In the finest single incident of the battle, and perhaps of the war, the charge of Pickett's men upon the centre of the Union army and its repulse, the 2d Corps, containing many Massachusetts regiments, bore the first brunt of the attack. After two hours of what was, up to that time, the most formidable cannonading of the war,—more than one hundred pieces of artillery concentrated on one spot,—when Pickett's division rushed, ‘with magnificent courage,’ up the long slope, in a charge which still excites the admiration of every visitor to the green hills of Gettysburg, there was a moment when the very fate of the Union was actually at stake. ‘In the very centre of the Union position crowning Cemetery Ridge wave the flags ’

1 Official War Records, 43, p. 611.

2 See memoirs in Harvard Memorial Biographies, II, 122, 151, 261, 328.

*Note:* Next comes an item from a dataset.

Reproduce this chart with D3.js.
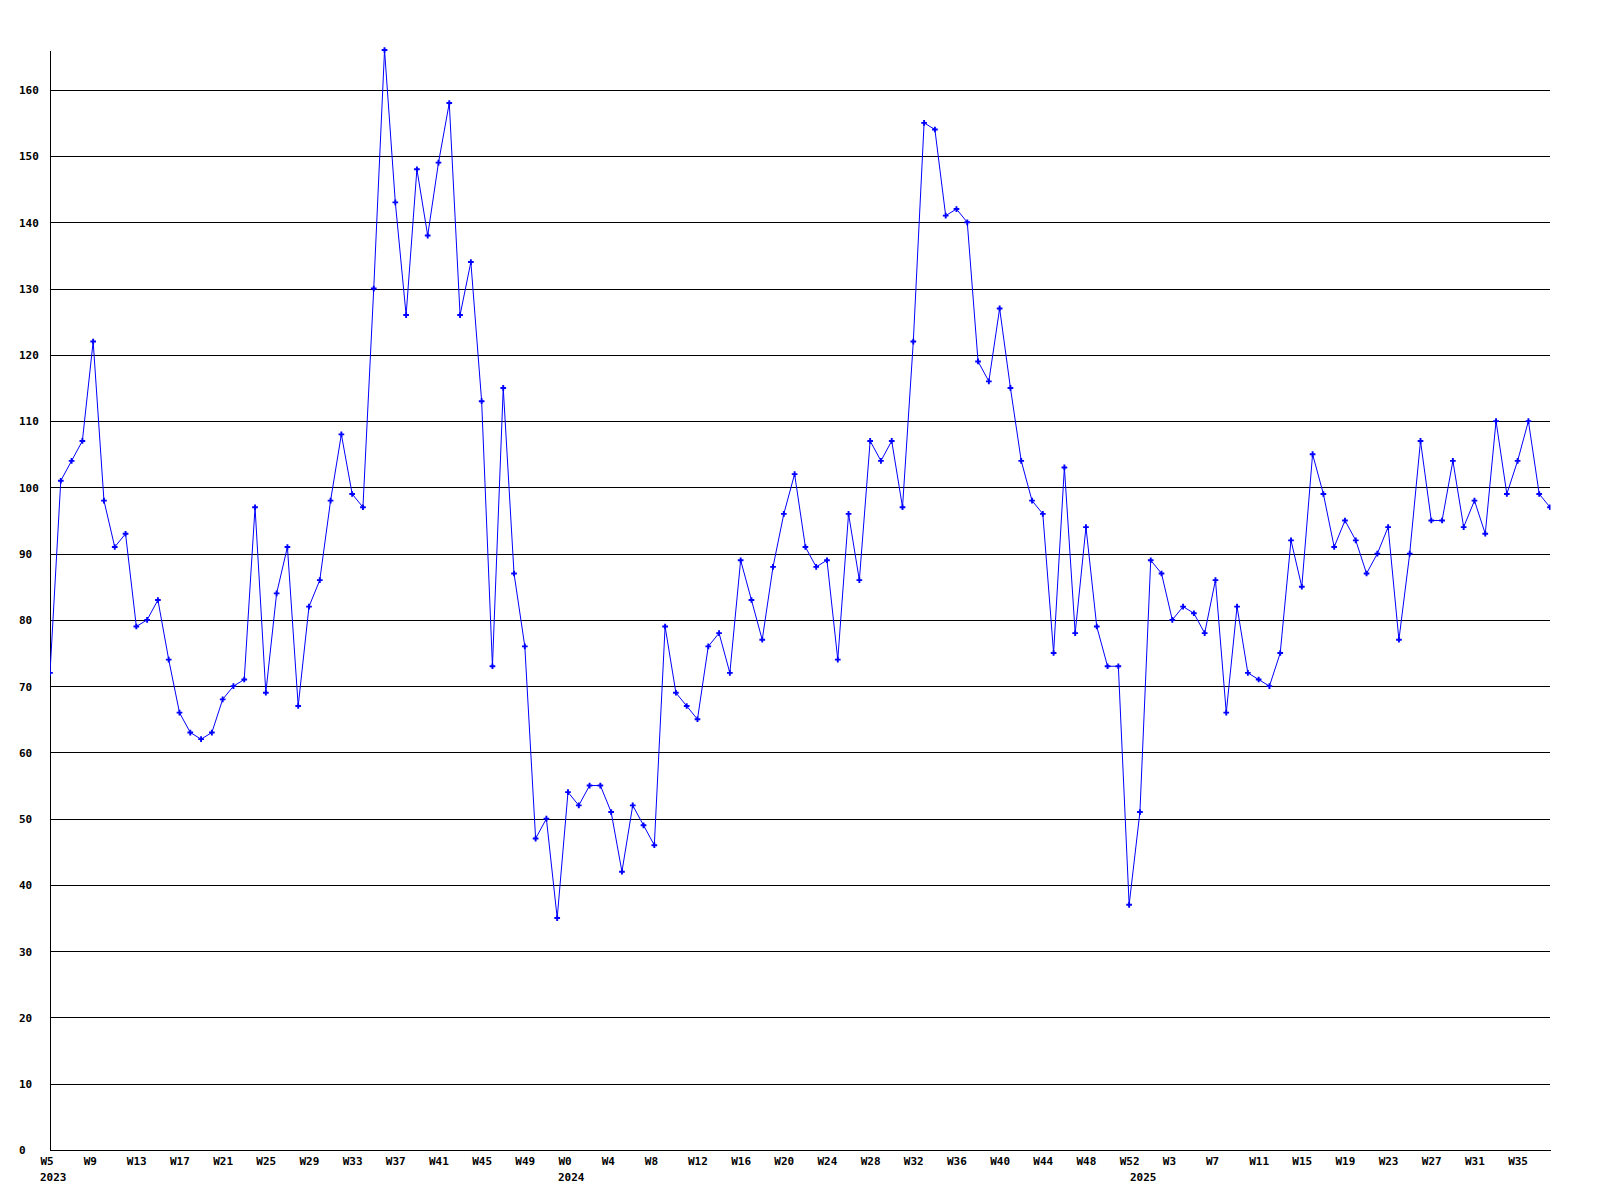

3 For Lieut.-Col. C. F. Morse's graphic report of this action, see Official War Records, 43, p. 816. In the report of Col. S Colgrove, commanding brigade, he says, ‘I wish to state here that great credit is due the officers and men of Co. F, 2d Mass., as skirmishers. They advanced into the woods, where it was impossible to tell friend from foe, and before they scarcely knew it were in the midst of a brigade of the enemy, from whom they captured twenty-three prisoners, and brought them in, with a loss of only two captured on their side’ (p. 813).